Feb 13, 2018

2018, Feb 9-13

I really don't remember much of this weekend.  Trina left, Dana left, Mom hung around for a few extra days, and I just went through the motions, I think.  I honestly don't remember. 

Tonight, though, is the first night back home since Charlie passed.   We got up this morning and I took them to Mama's restaurant in Gonzales, where Charlie would take me sometimes when he had an inspection down that way.  While we were there, the funeral services called and told me that Charlie's cremains were ready to be picked up.  She said they were in St. Amant but they would transport them to Walker and I could pick them up there later this week if I chose. 

At first, I considered going to get him so we could return home as a family, the way we left, though a little different.  Then, I decided that I was mad at him, and that he could sit and stew a few days until I came back this way again.  He's not going anywhere.

The girls and I came home and unloaded some boxes of his books and photos.  I cried a little.  Then we left to take the girls to a grief counselor session.  They seem to be doing fine for now but I just wanted to get them in there for an "emotional well check". Seems like I'm the one who needs the counseling.

I'm so tired.  I'm having frequent dizzy spells.  Usually just while watching TV or playing piano.  I haven't noticed it when I'm driving.  I have an appointment to see my GP on the 21st but I'm wondering if I should wait that long.  It's likely just lack of sleep.  I've been sleeping only in 3 - 4 hour spurts. 
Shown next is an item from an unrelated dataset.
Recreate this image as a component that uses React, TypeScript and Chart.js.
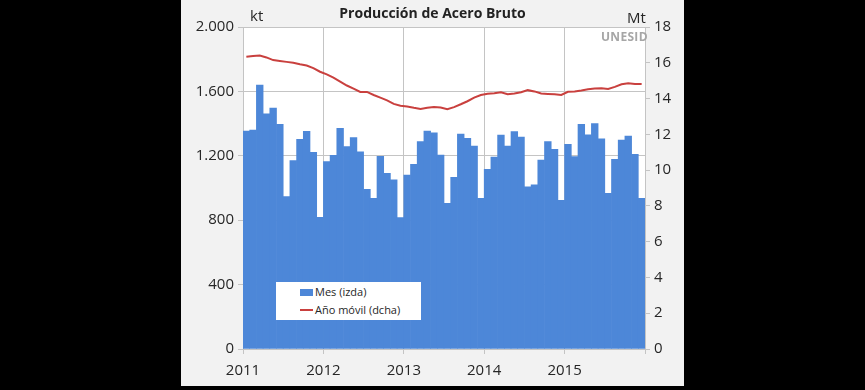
import React, { useEffect, useRef } from "react";
import { Chart, registerables } from "chart.js";

Chart.register(...registerables);

const monthlyKt: number[] = [
  1354, 1360, 1640, 1460, 1497, 1396, 946, 1170, 1302, 1352, 1222, 818,
  1164, 1203, 1371, 1257, 1313, 1224, 992, 936, 1197, 1091, 1050, 816,
  1081, 1147, 1288, 1354, 1342, 1205, 905, 1066, 1335, 1308, 1261, 936,
  1116, 1192, 1329, 1261, 1350, 1317, 1008, 1019, 1174, 1288, 1240, 923,
  1271, 1195, 1396, 1331, 1400, 1306, 967, 1178, 1298, 1323, 1209, 936,
];

const movingYearMt: number[] = [
  16.34, 16.38, 16.4, 16.3, 16.15, 16.1, 16.05, 16.0, 15.92, 15.85, 15.7, 15.5,
  15.35, 15.17, 14.95, 14.73, 14.55, 14.37, 14.37, 14.2, 14.05, 13.9, 13.7, 13.6,
  13.55, 13.48, 13.42, 13.48, 13.53, 13.5, 13.4, 13.52, 13.68, 13.85, 14.05, 14.2,
  14.27, 14.3, 14.35, 14.24, 14.28, 14.35, 14.47, 14.4, 14.28, 14.26, 14.24, 14.2,
  14.38, 14.4, 14.45, 14.52, 14.56, 14.57, 14.53, 14.65, 14.8, 14.85, 14.82, 14.81,
];

const yearTickLabels: string[] = ["2011", "2012", "2013", "2014", "2015", ""];
const yearTickPositions: number[] = [0, 12, 24, 36, 48, 60];

const FONT = "'Open Sans', 'Liberation Sans', sans-serif";
const BAR_COLOR = "#4d87d8";
const LINE_COLOR = "#c9403e";
const GRID = "#c4c4c4";
const TEXT = "#262626";

export default function App() {
  const ref = useRef<HTMLCanvasElement | null>(null);

  useEffect(() => {
    if (!ref.current) return;
    const barData = monthlyKt.map((v, i) => ({ x: i + 0.5, y: v }));
    const lineData = movingYearMt.map((v, i) => ({ x: i + 0.5, y: v }));

    const whiteArea = {
      id: "whiteArea",
      beforeDraw(chart: any) {
        const { ctx, chartArea } = chart;
        ctx.save();
        ctx.fillStyle = "#ffffff";
        ctx.fillRect(chartArea.left, chartArea.top, chartArea.right - chartArea.left, chartArea.bottom - chartArea.top);
        ctx.restore();
      },
    };

    const chart = new Chart(ref.current, {
      type: "bar",
      data: {
        datasets: [
          {
            type: "line",
            label: "Año móvil (dcha)",
            data: lineData,
            yAxisID: "yR",
            borderColor: LINE_COLOR,
            borderWidth: 2,
            pointRadius: 0,
            tension: 0,
            order: 0,
          } as any,
          {
            type: "bar",
            label: "Mes (izda)",
            data: barData,
            yAxisID: "yL",
            backgroundColor: BAR_COLOR,
            borderWidth: 0,
            barPercentage: 1,
            categoryPercentage: 1,
            order: 1,
          } as any,
        ],
      },
      options: {
        responsive: false,
        animation: false,
        layout: { padding: { top: 27, left: 0, right: 0, bottom: 0 } },
        plugins: { legend: { display: false }, tooltip: { enabled: false }, title: { display: false } },
        scales: {
          x: {
            type: "linear",
            min: 0,
            max: 60,
            offset: false,
            afterBuildTicks(scale: any) {
              scale.ticks = yearTickPositions.map((v) => ({ value: v }));
            },
            afterFit(scale: any) {
              scale.height = 37;
            },
            ticks: {
              autoSkip: false,
              maxRotation: 0,
              padding: 8,
              color: TEXT,
              font: { family: FONT, size: 15 },
              callback: (_v: any, i: number) => yearTickLabels[i],
            },
            grid: { color: GRID, tickLength: 5, drawTicks: true, offset: false },
            border: { color: GRID },
          },
          yL: {
            type: "linear",
            position: "left",
            min: 0,
            max: 2000,
            afterFit(scale: any) {
              scale.width = 62;
            },
            ticks: {
              stepSize: 400,
              padding: 4,
              color: TEXT,
              font: { family: FONT, size: 15 },
              callback: (v: any) => {
                const n = Number(v);
                return n >= 1000 ? `${Math.floor(n / 1000)}.${String(n % 1000).padStart(3, "0")}` : String(n);
              },
            },
            grid: { color: GRID, tickLength: 5 },
            border: { color: GRID },
          },
          yR: {
            type: "linear",
            position: "right",
            min: 0,
            max: 18,
            afterFit(scale: any) {
              scale.width = 39;
            },
            ticks: {
              stepSize: 2,
              padding: 4,
              color: TEXT,
              font: { family: FONT, size: 15 },
            },
            grid: { drawOnChartArea: false, color: GRID, tickLength: 5 },
            border: { color: GRID },
          },
        },
      } as any,
      plugins: [whiteArea],
    });
    return () => chart.destroy();
  }, []);

  const txt: React.CSSProperties = { position: "absolute", fontFamily: FONT, color: TEXT, whiteSpace: "nowrap", lineHeight: 1 };

  return (
    <div style={{ position: "fixed", inset: 0, background: "#000000" }}>
      <div style={{ position: "absolute", left: 181, top: 0, width: 503, height: 386, background: "#f2f2f2" }}>
        <canvas ref={ref} width={503} height={386} style={{ position: "absolute", left: 0, top: 0 }} />
        <div style={{ ...txt, left: 0, width: 503, top: 6, textAlign: "center", fontWeight: 700, fontSize: 14, color: "#222" }}>
          Producción de Acero Bruto
        </div>
        <div style={{ ...txt, left: 69, top: 8, fontSize: 15 }}>kt</div>
        <div style={{ ...txt, left: 446, top: 10, fontSize: 15 }}>Mt</div>
        <div style={{ ...txt, left: 420, top: 31, fontSize: 12, fontWeight: 700, color: "#a6a6a6", letterSpacing: 0.3 }}>UNESID</div>
        <div style={{ position: "absolute", left: 95, top: 282, width: 145, height: 38, background: "#ffffff" }}>
          <div style={{ position: "absolute", left: 24, top: 7, width: 13, height: 7, background: BAR_COLOR }} />
          <div style={{ ...txt, left: 39, top: 4, fontSize: 11 }}>Mes (izda)</div>
          <div style={{ position: "absolute", left: 24, top: 27, width: 13, height: 2, background: LINE_COLOR }} />
          <div style={{ ...txt, left: 39, top: 22, fontSize: 11 }}>Año móvil (dcha)</div>
        </div>
      </div>
    </div>
  );
}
Tonight, I plan to sleep in my recliner.  I don't want to go to my bed knowing he's not there and will never be there again.  I want to be close to him, but I don't.  If I'm close, it hurts.  I cry and I get a headache and my chest will hurt.  I have his camo shirt hanging on the bedpost at the foot of the bed.  I grab it and inhale deeply of his smell when I go by, but it's painful too.  It makes me miss him even more.